• RECORDED INFORMATION

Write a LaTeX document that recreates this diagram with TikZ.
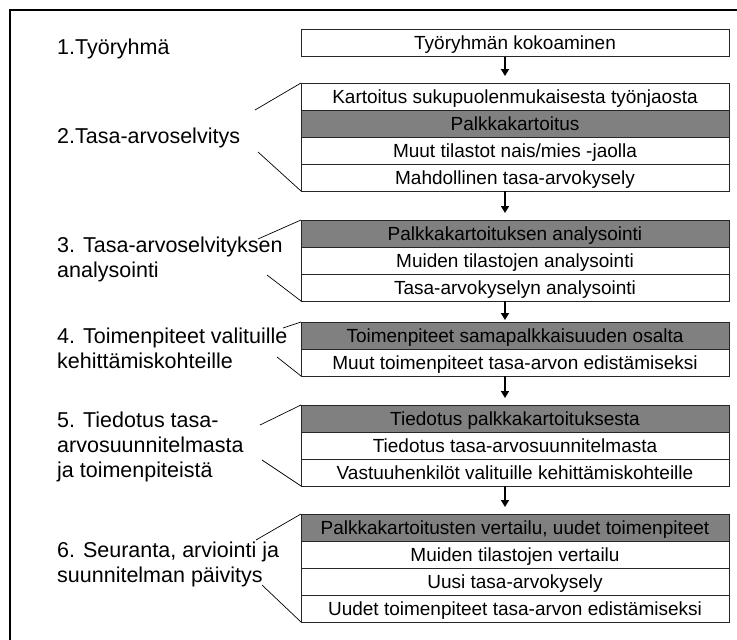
\documentclass[tikz,border=0pt]{standalone}
\usepackage{fontspec}
\setmainfont{Liberation Sans}
\usetikzlibrary{positioning,arrows.meta}

\begin{document}
\begin{tikzpicture}[x=1pt,y=-1pt,
  row/.style={draw=black!85,line width=0.8pt,fill=white,minimum width=428pt,minimum height=27pt,inner sep=0pt,outer sep=0pt,text height=13.6pt,text depth=0pt,font=\fontsize{19}{22}\selectfont},
  grayrow/.style={row,fill=gray},
  phase/.style={anchor=west,align=left,inner sep=0pt,font=\fontsize{21.5}{25}\selectfont},
  arr/.style={-{Triangle[length=7pt,width=8pt]},line width=1.6pt,shorten >=7pt},
  callout/.style={line width=0.7pt}]
\useasboundingbox (0,0) rectangle (737,640);
\draw[line width=2.5pt] (10,640)--(10,10)--(737,10);
% phases
\node[phase,name=l1] at (57,48.5){1.Työryhmä};
\node[phase,name=l2] at (57,137.5){2.Tasa-arvoselvitys};
\node[phase,name=l3] at (57,259){3. Tasa-arvoselvityksen\\analysointi};
\node[phase,name=l4] at (57,348){4. Toimenpiteet valituille\\kehittämiskohteille};
\node[phase,name=l5] at (57,446.5){5. Tiedotus tasa-\\arvosuunnitelmasta\\ja toimenpiteistä};
\node[phase,name=l6] at (57,564){6. Seuranta, arviointi ja\\suunnitelman päivitys};
% boxes
\node[row,name=r1] at (515,43){Työryhmän kokoaminen};
\node[row,name=r21] at (515,96.5){Kartoitus sukupuolenmukaisesta työnjaosta};
\node[grayrow,below=0pt of r21,name=r22]{Palkkakartoitus};
\node[row,below=0pt of r22,name=r23]{Muut tilastot nais/mies -jaolla};
\node[row,below=0pt of r23,name=r24]{Mahdollinen tasa-arvokysely};
\node[grayrow,name=r31] at (515,233.5){Palkkakartoituksen analysointi};
\node[row,below=0pt of r31,name=r32]{Muiden tilastojen analysointi};
\node[row,below=0pt of r32,name=r33]{Tasa-arvokyselyn analysointi};
\node[grayrow,name=r41] at (515,335.5){Toimenpiteet samapalkkaisuuden osalta};
\node[row,below=0pt of r41,name=r42]{Muut toimenpiteet tasa-arvon edistämiseksi};
\node[grayrow,name=r51] at (515,418.5){Tiedotus palkkakartoituksesta};
\node[row,below=0pt of r51,name=r52]{Tiedotus tasa-arvosuunnitelmasta};
\node[row,below=0pt of r52,name=r53]{Vastuuhenkilöt valituille kehittämiskohteille};
\node[grayrow,name=r61] at (515,527.5){Palkkakartoitusten vertailu, uudet toimenpiteet};
\node[row,below=0pt of r61,name=r62]{Muiden tilastojen vertailu};
\node[row,below=0pt of r62,name=r63]{Uusi tasa-arvokysely};
\node[row,below=0pt of r63,name=r64]{Uudet toimenpiteet tasa-arvon edistämiseksi};
% arrows
\draw[arr] ([xshift=-10pt]r1.south)--([xshift=-10pt]r21.north);
\draw[arr] ([xshift=-10pt]r24.south)--([xshift=-10pt]r31.north);
\draw[arr,shorten >=2pt] ([xshift=-10pt]r33.south)--([xshift=-10pt]r41.north);
\draw[arr] ([xshift=-10pt]r42.south)--([xshift=-10pt]r51.north);
\draw[arr] ([xshift=-10pt]r53.south)--([xshift=-10pt]r61.north);
% callouts
\coordinate (c2t) at (255,110);
\coordinate (c2b) at (258,152);
\coordinate (c3t) at (258,239);
\coordinate (c3b) at (267,275);
\coordinate (c4t) at (283,328);
\coordinate (c4b) at (277,357);
\coordinate (c5t) at (260,425);
\coordinate (c5b) at (262,460);
\coordinate (c6t) at (256,540);
\coordinate (c6b) at (262,585);
\draw[callout] (c2t)--(r21.north west);
\draw[callout] (c2b)--(r24.south west);
\draw[callout] (c3t)--(r31.north west);
\draw[callout] (c3b)--(r33.south west);
\draw[callout] (c4t)--(r41.north west);
\draw[callout] (c4b)--(r42.south west);
\draw[callout] (c5t)--(r51.north west);
\draw[callout] (c5b)--(r53.south west);
\draw[callout] (c6t)--(r61.north west);
\draw[callout] (c6b)--(r64.south west);
\end{tikzpicture}
\end{document}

• TASK TO CARRY OUT
Restate the data above exactly, stripping out each image.

• TASK ANSWER
Write a LaTeX document that recreates this diagram with TikZ.
\documentclass[tikz,border=0pt]{standalone}
\usepackage{fontspec}
\setmainfont{Liberation Sans}
\usetikzlibrary{positioning,arrows.meta}

\begin{document}
\begin{tikzpicture}[x=1pt,y=-1pt,
  row/.style={draw=black!85,line width=0.8pt,fill=white,minimum width=428pt,minimum height=27pt,inner sep=0pt,outer sep=0pt,text height=13.6pt,text depth=0pt,font=\fontsize{19}{22}\selectfont},
  grayrow/.style={row,fill=gray},
  phase/.style={anchor=west,align=left,inner sep=0pt,font=\fontsize{21.5}{25}\selectfont},
  arr/.style={-{Triangle[length=7pt,width=8pt]},line width=1.6pt,shorten >=7pt},
  callout/.style={line width=0.7pt}]
\useasboundingbox (0,0) rectangle (737,640);
\draw[line width=2.5pt] (10,640)--(10,10)--(737,10);
% phases
\node[phase,name=l1] at (57,48.5){1.Työryhmä};
\node[phase,name=l2] at (57,137.5){2.Tasa-arvoselvitys};
\node[phase,name=l3] at (57,259){3. Tasa-arvoselvityksen\\analysointi};
\node[phase,name=l4] at (57,348){4. Toimenpiteet valituille\\kehittämiskohteille};
\node[phase,name=l5] at (57,446.5){5. Tiedotus tasa-\\arvosuunnitelmasta\\ja toimenpiteistä};
\node[phase,name=l6] at (57,564){6. Seuranta, arviointi ja\\suunnitelman päivitys};
% boxes
\node[row,name=r1] at (515,43){Työryhmän kokoaminen};
\node[row,name=r21] at (515,96.5){Kartoitus sukupuolenmukaisesta työnjaosta};
\node[grayrow,below=0pt of r21,name=r22]{Palkkakartoitus};
\node[row,below=0pt of r22,name=r23]{Muut tilastot nais/mies -jaolla};
\node[row,below=0pt of r23,name=r24]{Mahdollinen tasa-arvokysely};
\node[grayrow,name=r31] at (515,233.5){Palkkakartoituksen analysointi};
\node[row,below=0pt of r31,name=r32]{Muiden tilastojen analysointi};
\node[row,below=0pt of r32,name=r33]{Tasa-arvokyselyn analysointi};
\node[grayrow,name=r41] at (515,335.5){Toimenpiteet samapalkkaisuuden osalta};
\node[row,below=0pt of r41,name=r42]{Muut toimenpiteet tasa-arvon edistämiseksi};
\node[grayrow,name=r51] at (515,418.5){Tiedotus palkkakartoituksesta};
\node[row,below=0pt of r51,name=r52]{Tiedotus tasa-arvosuunnitelmasta};
\node[row,below=0pt of r52,name=r53]{Vastuuhenkilöt valituille kehittämiskohteille};
\node[grayrow,name=r61] at (515,527.5){Palkkakartoitusten vertailu, uudet toimenpiteet};
\node[row,below=0pt of r61,name=r62]{Muiden tilastojen vertailu};
\node[row,below=0pt of r62,name=r63]{Uusi tasa-arvokysely};
\node[row,below=0pt of r63,name=r64]{Uudet toimenpiteet tasa-arvon edistämiseksi};
% arrows
\draw[arr] ([xshift=-10pt]r1.south)--([xshift=-10pt]r21.north);
\draw[arr] ([xshift=-10pt]r24.south)--([xshift=-10pt]r31.north);
\draw[arr,shorten >=2pt] ([xshift=-10pt]r33.south)--([xshift=-10pt]r41.north);
\draw[arr] ([xshift=-10pt]r42.south)--([xshift=-10pt]r51.north);
\draw[arr] ([xshift=-10pt]r53.south)--([xshift=-10pt]r61.north);
% callouts
\coordinate (c2t) at (255,110);
\coordinate (c2b) at (258,152);
\coordinate (c3t) at (258,239);
\coordinate (c3b) at (267,275);
\coordinate (c4t) at (283,328);
\coordinate (c4b) at (277,357);
\coordinate (c5t) at (260,425);
\coordinate (c5b) at (262,460);
\coordinate (c6t) at (256,540);
\coordinate (c6b) at (262,585);
\draw[callout] (c2t)--(r21.north west);
\draw[callout] (c2b)--(r24.south west);
\draw[callout] (c3t)--(r31.north west);
\draw[callout] (c3b)--(r33.south west);
\draw[callout] (c4t)--(r41.north west);
\draw[callout] (c4b)--(r42.south west);
\draw[callout] (c5t)--(r51.north west);
\draw[callout] (c5b)--(r53.south west);
\draw[callout] (c6t)--(r61.north west);
\draw[callout] (c6b)--(r64.south west);
\end{tikzpicture}
\end{document}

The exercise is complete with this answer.